Y en esto se acerca otro ortodoxo:
—Yo he firmado contra treinta y cinco personas, contra todos mis conocidos. Y a usted también se lo aconsejo: ¡Arrastre con usted a cuantos pueda, cuantos más nombres mejor! Entonces será evidente que se trata de un absurdo y nos soltarán a todos.
Justo lo que buscan los órganos! La conciencia del comunista ortodoxo coincide de manera natural con los objetivos del NKVD, que necesita precisamente un amplio abanico de nombres, una minuciosa enumeración. Es un marchamo de calidad para su trabajo, más sogas para otros tantos pescuezos. «¡Cómplices! ¡Cómplices! ¡Correligionarios!», exigen insistentemente a todos los arrestados. (Dicen que R. Rálov señaló como cómplice al cardenal Richelieu, constó en el acta, y hasta su interrogatorio de rehabilitación en 1956 nadie se mostró sorprendido.)
Y ya que hablamos de comunistas ortodoxos, digamos que para una purga como aquélla era preciso un Stalin, pero que también se necesitaba un partido como aquél: la mayoría de los que estaban en el poder encarcelaban de manera implacable a otros hasta que ellos mismos eran arrestados, liquidaban obedientemente a sus semejantes siguiendo esas mismas normativas y llevaban al patíbulo a cualquier amigo o camarada de ayer. Y todos los bolcheviques destacados que ahora reverencian como a mártires, tuvieron también ocasión de ser los verdugos de otros bolcheviques (eso sin contar que antes unos y otros habían sido verdugos de los no militantes). Quizás el año 1937 haya servido para demostrar lo poco que valía toda su concepción del mundo,de la que tanto alardeaban cuando pusieron Rusia patas arriba, cuando destruyeron sus baluartes y pisotearon sus lugares sagrados, una Rusia, por otra parte, en la que ellos nunca se habían visto amenazados por semejante castigo. Las víctimas de los bolcheviques desde 1918 a 1936 nunca fueron tan pusilánimes como los líderes bolcheviques cuando la tempestad cayó sobre ellos. Si se examinan en detalle toda la historia de los encarcelamientos y procesos de 1936-1938, se siente repugnancia no sólo por Stalin y sus adláteres, sino también por la repulsiva mezquindad de los acusados, asco por su bajeza espiritual después de tanta soberbia e intransigencia.

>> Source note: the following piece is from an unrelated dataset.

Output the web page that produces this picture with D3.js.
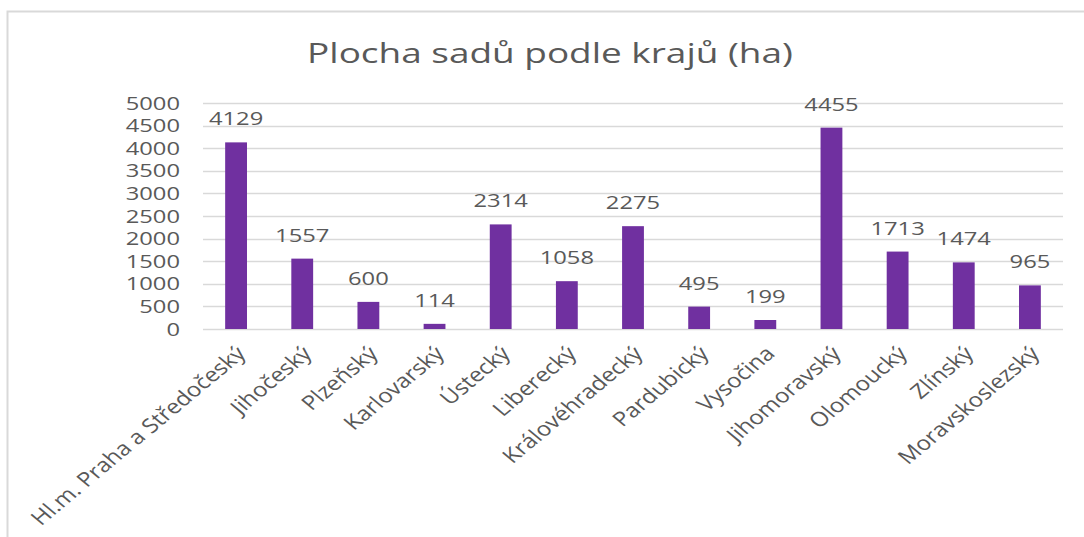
<!DOCTYPE html>
<html>
<head>
<meta charset="utf-8">
<script src="https://cdn.jsdelivr.net/npm/d3@7"></script>
<style>
  body { margin: 0; background: #fff; }
  text { font-family: "Open Sans", sans-serif; fill: #595959; }
</style>
</head>
<body>
<div id="chart"></div>
<script>
// data
var regions = ["Hl.m. Praha a Středočeský", "Jihočeský", "Plzeňský", "Karlovarský",
  "Ústecký", "Liberecký", "Královéhradecký", "Pardubický", "Vysočina",
  "Jihomoravský", "Olomoucký", "Zlínský", "Moravskoslezský"];
var area = [4129, 1557, 600, 114, 2314, 1058, 2275, 495, 199, 4455, 1713, 1474, 965];
var yTicks = [0, 500, 1000, 1500, 2000, 2500, 3000, 3500, 4000, 4500, 5000];
var title = "Plocha sadů podle krajů (ha)";

var svgWidth = 1084;
var svgHeight = 537;
// the source picture is stretched sideways, so text gets a horizontal scale
var sx = 1.32;
var sxRot = 1.2;

var svg = d3.select("#chart").append("svg")
  .attr("width", svgWidth)
  .attr("height", svgHeight);

// frame (only top and left edges visible)
svg.append("rect")
  .attr("x", 7.5).attr("y", 11.5)
  .attr("width", 1200).attr("height", 600)
  .attr("fill", "none")
  .attr("stroke", "#d9d9d9")
  .attr("stroke-width", 2);

var xScale = d3.scaleBand()
  .domain(regions)
  .range([203, 1063])
  .paddingInner(0.67)
  .paddingOuter(0.335);

var yScale = d3.scaleLinear()
  .domain([0, 5000])
  .range([329, 103]);

// gridlines
svg.append("g")
  .selectAll("line")
  .data(yTicks)
  .enter()
  .append("line")
  .attr("x1", 203).attr("x2", 1063)
  .attr("y1", d => Math.round(yScale(d)) + 0.5)
  .attr("y2", d => Math.round(yScale(d)) + 0.5)
  .attr("stroke", "#d9d9d9")
  .attr("stroke-width", 1.3);

// y tick labels
svg.append("g")
  .selectAll("text")
  .data(yTicks)
  .enter()
  .append("text")
  .attr("transform", d => `translate(180, ${yScale(d) + 6.5}) scale(${sx}, 1)`)
  .attr("text-anchor", "end")
  .style("font-size", "18px")
  .text(d => d);

// bars
svg.append("g")
  .selectAll("rect")
  .data(area)
  .enter()
  .append("rect")
  .attr("x", (d, i) => xScale(regions[i]))
  .attr("y", d => yScale(d))
  .attr("width", xScale.bandwidth())
  .attr("height", d => yScale(0) - yScale(d))
  .attr("fill", "#7030a0");

// value labels
svg.append("g")
  .selectAll("text")
  .data(area)
  .enter()
  .append("text")
  .attr("transform", (d, i) =>
    `translate(${xScale(regions[i]) + xScale.bandwidth() / 2}, ${yScale(d) - 17}) scale(${sx}, 1)`)
  .attr("text-anchor", "middle")
  .style("font-size", "18px")
  .text(d => d);

// category labels, rotated
svg.append("g")
  .selectAll("text")
  .data(regions)
  .enter()
  .append("text")
  .attr("transform", d =>
    `translate(${xScale(d) + xScale.bandwidth() / 2 - 1}, 345) scale(${sxRot}, 1) rotate(-45)`)
  .attr("text-anchor", "end")
  .attr("dy", "0.7em")
  .style("font-size", "20px")
  .text(d => d);

// title
svg.append("text")
  .attr("transform", `translate(550, 63) scale(${sx}, 1)`)
  .attr("text-anchor", "middle")
  .style("font-size", "28px")
  .text(title);
</script>
</body>
</html>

¿...Y cómo? ¿Cómo puedes resistir? ¿Cómo puedes resistir tú, que sientes el dolor, que eres débil, que mantienes afectos, que estás desprevenido?
¿Qué se necesita para ser más fuerte que el juez, que todo este cepo?
Debes ingresar en la cárcel sin dejar que te agite la vida cómoda que dejas atrás. En el umbral tienes que decirte a ti mismo: la vida ha terminado, un poco pronto, pero no hay nada que hacer. Nunca más volveré a la libertad. Estoy condenado a desaparecer, ahora o un poco más tarde, pero más tarde será más penoso, es mejor que sea antes. Ya no tengo bienes. Mis familiares han muerto para mí y yo para ellos. A partir de hoy, mi cuerpo me resulta inútil, es un cuerpo ajeno. Mi espíritu y mi conciencia son lo único que aprecio y que me importa.
¡Ante un detenido así, la instrucción sumarial se tambalea!
¡Sólo triunfará aquel que haya renunciado a todo!
¿Pero cómo hacer de tu cuerpo una piedra?
A los hombres del círculo de Berdiáyev los convirtieron en marionetas del tribunal, pero con él no lo consiguieron. Quisieron meterlo en un proceso, lo detuvieron dos veces, lo llevaron (en 1922) a un interrogatorio nocturno ante Dzer-zhinski, allí estaba también Kámenev (o sea, que tampoco le resultaba extraña la labor ideológica por medio de la Cheká). Pero Berdiáyev no se rebajó, no imploró, sino que les expuso con firmeza los principios religiosos y morales que le impedían aceptar el régimen implantado en Rusia. Y no sólo tuvieron que renunciar a utilizarlo en un juicio, sino que lo pusieron en libertad. ¡Era un hombre con opiniones propias!
N. Stoliarova recuerda a su vecina de catre en Butyrki, en 1937, una anciana. La interrogaban cada noche. Dos años antes había pernoctado en su casa de Moscú un ex metropolita que estaba de paso tras haberse fugado del destierro. «¡Mejor dicho, no era ningún "ex", sino que seguía siendo metropolita de verdad! Cierto, tuve el honor de recibirlo en mi casa.» «Muy bien. ¿Y después de Moscú, en casa de quién estuvo?» «Lo sé, ¡pero no lo diré!» (A través de una cadena de creyentes, el metropolita huyó a Finlandia.) Los jueces iban turnándose e incluso se reunían en grupo, sacudían el puño ante el rostro de la anciana y ella les decía: «No vais a poder sacarme nada, aunque me cortéis a pedacitos. Porque tenéis miedo de vuestros superiores, tenéis miedo unos de otros y hasta tenéis miedo de matarme ("perderían un eslabón de la cadena"). ¡Pero yo no tengo miedo de nada! ¡Estoy preparada para presentarme ante el Señor aunque sea ahora mismo!».